Economic Growth in a Free Society

By WW Rowstow

Published by M. R. Pai for Forum of Free Enterprise, "Sohrab House", 235, Dr. Dadabhai Naoroji Road, Bombay 1, and printed by H. Narayan Rao at H. R. Mohan & Co., 9-B, Cawasjee Patel Street, Bombay 1. · Bombay · 1963

8 pages

Summary

W. W. Rostow’s address, reprinted from The Hindu of 2–4 September 1963 and circulated by the Forum of Free Enterprise in November 1963, argues that economic development is the central problem of the modern world: the gap between nations with roughly $3,000 per head of gross national product and those with as little as $50 per head. Rostow insists that the operational criterion is regular, equitable growth substantially exceeding population increase, and that no nation has been spared the common sequence of problems — only the resources, technology, and political and social arrangements available to solve them differ.

The pamphlet’s argumentative centre is a defence of private enterprise as the engine of growth inside a framework that only government can supply. Foreign aid, Rostow says, is helpful only as a margin to self-mobilised national effort; he cites Adam Smith’s prescription for eighteenth-century underdeveloped Britain to underline that national programming and government provision of social overhead capital — schools, irrigation, highways, land tenure reform — are preconditions for a vital private sector. He warns against the false antithesis between national planning and private enterprise, drawing on Japanese and American precedents where the state launched first-generation industry before private business took over.

Rostow then attacks the doctrine that totalitarian regimes outpace free societies in growth. Citing 1962 GNP growth figures — 3.6 per cent for Communist nations, 4.8 per cent for NATO, 5.4 per cent for the United States — he holds that the economic gap between the Free World and the Communist bloc is widening, and that the Indian sub-continent’s progress, achieved “under God and law,” vindicates the principle of consent over police-state methods. He closes with an Alliance for Progress-style call to demonstrate the compatibility of human freedom and economic development, urging confidence in the “great humanistic tradition.”

Key points

  • Frames the rich-poor divide as the defining problem of the modern world — a gap stretching from $50 to almost $3,000 per head measured in gross national product.
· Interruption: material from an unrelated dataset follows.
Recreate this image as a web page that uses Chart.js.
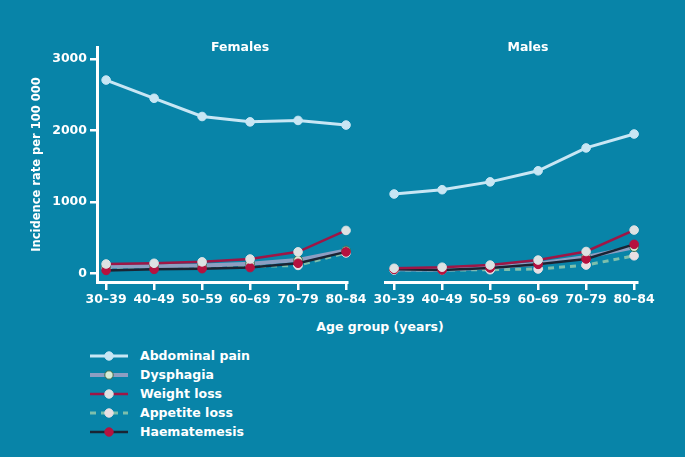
<!DOCTYPE html>
<html>
<head>
<meta charset="utf-8">
<script src="https://cdn.jsdelivr.net/npm/chart.js@4.4.0/dist/chart.umd.min.js"></script>
<style>
  html, body { margin: 0; padding: 0; }
  body { width: 685px; height: 457px; background: #0884a8; position: relative; overflow: hidden;
         font-family: "DejaVu Sans", sans-serif; color: #fff; }
  .box { position: absolute; top: 0; height: 310px; }
  .lbl { position: absolute; font-weight: bold; font-size: 12.5px; white-space: nowrap; transform: translate(-50%, -50%); }
  #legend { position: absolute; left: 90px; top: 346px; }
  #legend div { height: 19px; display: flex; align-items: center; font-weight: bold; font-size: 12.5px; }
  #legend svg { margin-right: 12px; }
</style>
</head>
<body>
<div class="box" style="left:0;width:380px"><canvas id="femmes"></canvas></div>
<div class="box" style="left:365px;width:310px"><canvas id="hommes"></canvas></div>
<div class="lbl" style="left:240px;top:46px">Females</div>
<div class="lbl" style="left:528px;top:46px">Males</div>
<div class="lbl" style="left:380px;top:326px">Age group (years)</div>
<div id="legend"></div>
<script>
// Groupes d'âge (axe x)
const groupes_age = ['30–39', '40–49', '50–59', '60–69', '70–79', '80–84'];
const graduations_y = [0, 1000, 2000, 3000];
const symptomes = ['Abdominal pain', 'Dysphagia', 'Weight loss', 'Appetite loss', 'Haematemesis'];

// Taux d'incidence pour 100 000 - femmes
const douleur_f   = [2705, 2450, 2195, 2120, 2140, 2075];
const dysphagie_f = [95, 100, 110, 135, 185, 320];
const poids_f     = [130, 140, 160, 200, 300, 600];
const appetit_f   = [80, 90, 95, 95, 110, 285];
const hemat_f     = [40, 55, 65, 80, 140, 300];

// Taux d'incidence pour 100 000 - hommes
const douleur_h   = [1110, 1170, 1280, 1435, 1755, 1950];
const dysphagie_h = [55, 50, 80, 135, 230, 365];
const poids_h     = [70, 85, 115, 185, 305, 605];
const appetit_h   = [45, 45, 50, 60, 115, 245];
const hemat_h     = [55, 45, 75, 125, 200, 405];

// Styles des séries
const styles = [
  { couleur: '#c8e6f4', point: '#c8e6f4', bord: '#c8e6f4', epaisseur: 3, tirets: [] },
  { couleur: '#8d9ec2', point: '#d6ecd6', bord: '#3f6b4a', epaisseur: 4, tirets: [] },
  { couleur: '#9e1646', point: '#dde2e3', bord: '#dde2e3', epaisseur: 2.5, tirets: [] },
  { couleur: '#7dbfac', point: '#e9dfe3', bord: '#e9dfe3', epaisseur: 3, tirets: [6, 5] },
  { couleur: '#1a2433', point: '#b5123f', bord: '#b5123f', epaisseur: 2.5, tirets: [] }
];

function points(valeurs) {
  return valeurs.map((v, i) => ({ x: i, y: v }));
}

function jeux(series) {
  return series.map((s, i) => ({
    label: symptomes[i],
    data: points(s),
    borderColor: styles[i].couleur,
    borderWidth: styles[i].epaisseur,
    borderDash: styles[i].tirets,
    pointBackgroundColor: styles[i].point,
    pointBorderColor: styles[i].bord,
    pointBorderWidth: 1,
    pointRadius: 4.3,
    tension: 0,
    clip: false,
    order: [5, 3, 1, 4, 2][i]
  }));
}

const blanc = '#ffffff';
const police = { family: 'DejaVu Sans', size: 12.5, weight: 'bold' };

// gauche / droite : marges pour que la zone du graphique tombe au bon pixel
function config(series, avecAxeY, xmax, gauche, droite) {
  return {
    type: 'line',
    data: { datasets: jeux(series) },
    options: {
      responsive: true,
      maintainAspectRatio: false,
      animation: false,
      layout: { padding: { top: 47, right: droite, left: gauche, bottom: 0 } },
      plugins: { legend: { display: false }, tooltip: { enabled: false } },
      scales: {
        x: {
          type: 'linear',
          min: -0.19,
          max: xmax,
          afterBuildTicks: (s) => { s.ticks = groupes_age.map((g, i) => ({ value: i })); },
          afterFit: (s) => { s.height = 28; s.paddingLeft = 0; s.paddingRight = 0; },
          ticks: { color: blanc, font: police, padding: 2, maxRotation: 0, autoSkip: false,
                   callback: (v) => groupes_age[v] },
          grid: { display: true, drawOnChartArea: false, drawTicks: true, tickLength: 8,
                  color: blanc, lineWidth: 2.5 },
          border: { display: true, color: blanc, width: 3 }
        },
        y: {
          display: avecAxeY,
          min: -122,
          max: 3168,
          afterBuildTicks: (s) => { s.ticks = graduations_y.map(v => ({ value: v })); },
          afterFit: (s) => { s.width = avecAxeY ? 97 : 0; },
          ticks: { color: blanc, font: police, padding: 3, callback: (v) => String(v) },
          grid: { display: true, drawOnChartArea: false, drawTicks: true, tickLength: 7,
                  color: blanc, lineWidth: 2.5 },
          border: { display: true, color: blanc, width: 3 },
          title: { display: true, text: 'Incidence rate per 100 000', color: blanc,
                   font: { family: 'DejaVu Sans', size: 11.5, weight: 'bold' }, padding: { top: 30, bottom: 0 } }
        }
      }
    }
  };
}

// femmes : zone 97..347 ; hommes : zone 385..637
new Chart(document.getElementById('femmes'),
  config([douleur_f, dysphagie_f, poids_f, appetit_f, hemat_f], true, 5.02, 0, 33));
new Chart(document.getElementById('hommes'),
  config([douleur_h, dysphagie_h, poids_h, appetit_h, hemat_h], false, 5.06, 20, 38));

// Légende en bas à gauche
const legende = document.getElementById('legend');
symptomes.forEach((nom, i) => {
  const st = styles[i];
  const ligne = document.createElement('div');
  const dash = st.tirets.length ? `stroke-dasharray="${st.tirets.join(' ')}"` : '';
  ligne.innerHTML =
    `<svg width="38" height="10"><line x1="0" y1="5" x2="38" y2="5" stroke="${st.couleur}" stroke-width="${st.epaisseur}" ${dash}/>` +
    `<circle cx="19" cy="5" r="4.2" fill="${st.point}" stroke="${st.bord}" stroke-width="1"/></svg>${nom}`;
  legende.appendChild(ligne);
});
</script>
</body>
</html>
  • Defines the operational criterion of development as regular, equitable growth at a rate substantially higher than population increase; stagnation, not absolute poverty, is the diagnostic.

  • Aid from outside a country only helps to the extent that the recipient government and people organise their own resources; aid is a margin, not a substitute, for national mobilisation.

  • Defends national programming as a prerequisite to a healthy private sector, citing Adam Smith on eighteenth-century Britain and Japan’s state-launched industrialisation under the Meiji-era samurai class.

  • Argues that government must finance social overhead capital — schools, irrigation, highways, land-tenure reform — and create the macroeconomic framework within which agriculture and private enterprise can expand.

  • Treats agriculture and industry as complementary rather than competing claims on scarce capital, and insists that rural growth and the freedom of the peasant are essential to modernisation.

  • Rejects the once-credible proposition that Communist societies grow faster than free ones, citing 1962 GNP growth figures of 3.6% for Communist nations, 4.8% for NATO, and 5.4% for the United States.

  • Concludes with an Alliance for Progress-flavoured affirmation that human freedom and economic development are compatible, and that the great humanistic tradition can be sustained with wit, faith, and persistence.